Der Aufnahmeantrag

Ein grünes Männchen im Rollstuhl und am Rollator. Oben drei andere Männchen in gelb, rot und türkis.

Planungssitzung im Kindergarten einer Elterninitiative.
Es geht um die Bewerbungen.
Die Leiterin stellt vor: Ein Kind, das abwechselnd einen Rollator und Rollstuhl nutzt.
Sie erläutert, dass einige Umbauten und organisatorische Änderungen nötig wären. Bestimmte Ausflüge zum Beispiel würden dann schwierig.
Am Ende ihrer Ausführungen plädiert sie für eine Aufnahme: „Das ist eine Herausforderung. Aber das schaffen wir. Schließlich haben wir schon inklusive Erfahrung, auf die wir aufbauen können.“
Die Eltern diskutieren. Eine Mutter hat besonders viele Einwände: „Was ist denn gewonnen, wenn die ganze Gruppe zurückstecken muss, weil wir sonst den Bedarf des Kindes hier nicht decken können?“
In einer Pause nimmt die Mutter DES MÄDCHENS die Mutter zur Seite: „Du, sei mir nicht böse, aber deine Tochter mit Down-Syndrom ist doch auch hier im Kinderladen.
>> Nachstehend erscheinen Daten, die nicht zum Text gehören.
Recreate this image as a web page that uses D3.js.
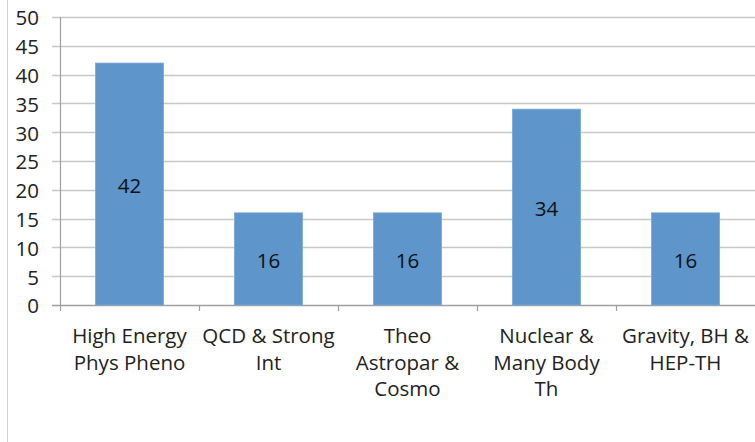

Warum bist du so entschieden gegen die Aufnahme des Jungen?“
„Behindert ist eben nicht gleich behindert“, antwortet diese, „meine Tochter ist total fit. Bei Ausflügen muss man kaum Rücksicht auf sie nehmen. Ich habe viel Arbeit und Zeit da hineinsteckt und so viel Normalität wie möglich erreicht. Soll das jetzt alles umsonst gewesen sein?“

Die Geschichte vorgelesen …

4 Kommentare

  1. b. sagt:

    ich vermisse in der Geschichte über den Elternabend einen gewissen Part der Leitung. Neben Organisatorischem und Umbauten hat die Aufnahme eines Kindes mit Behinderungen doch sicherlich aus Auswirkungen auf den Betreuerschlüssel in der Gruppe/ Kiga. Sicherlich wird (auch) Eingliederungshilfe beantragt, die Gruppengröße verändert usw, usw. (da gibt es sicherlich Unterschiede in den einzelnen Bundesländern). Darüber spricht die Leitung scheinbar nicht. Es wäre aber sicherlich für die gesamte Elternschaft durchaus von großem Interesse. Und nicht ganz unwesentlich für die Meinungsfindung aller Beteiligten. Und schon verschiebt sich vielleicht ‚ der schwarze Peter‘ , welcher der Mutter in der Geschichte scheinbar zugeschoben wurde , etwas. Inklusion gibt es nicht zum finanziellen Nulltarif für den Kostenträger der Kigaleistung. Der Finanzteil sollte sich nur von den Fördereinrichtungen in die Regeleinrichtung verschieben. Also warum schweigt die Kigaleitung darüber?

  2. Anonymous sagt:

    Die Mutter scheint in diesem Moment überfordert zu sein. Im Wissen, so sehr und so lange um Teilhabe gekämpft zu haben scheint es ihr nun so, als würde das andere Kind und dessen Familie es viel einfacher haben. Vielleicht merkt sie in diesem Moment auch deutlich, dass eine körperliche Einschränkung sich anders im Leben eines Kindes auswirken kann als eine andere Einschränkung. Vielleicht sieht sie Nachteile für ihr Kind, da die Aufmerksamkeit einem anderen Kind zu Beginn vielleicht intensiver zuteil wird. Auf alle Fälle ist es hier wichtig, dass die Steine, die sie sich selbst in den Weg legt mit ihrer Aussage, behutsam gemeinsam beiseite geschoben werden.

  3. Juliane sagt:

    Traurig. Da sieht man mal wieder, dass Diskriminierungserfahrung nicht davor schützt, andere zu diskriminieren…

  4. A. sagt:

    Auch das kommt leider nicht so selten vor. Teilhabe für das eigene behinderte Kind einzufordern macht einen nicht automatisch zu einem solidarischen, Inklusion fördernden Menschen. Hier wird gesellschaftlich tief verankerter Ableismus übernommen und fortgesetzt.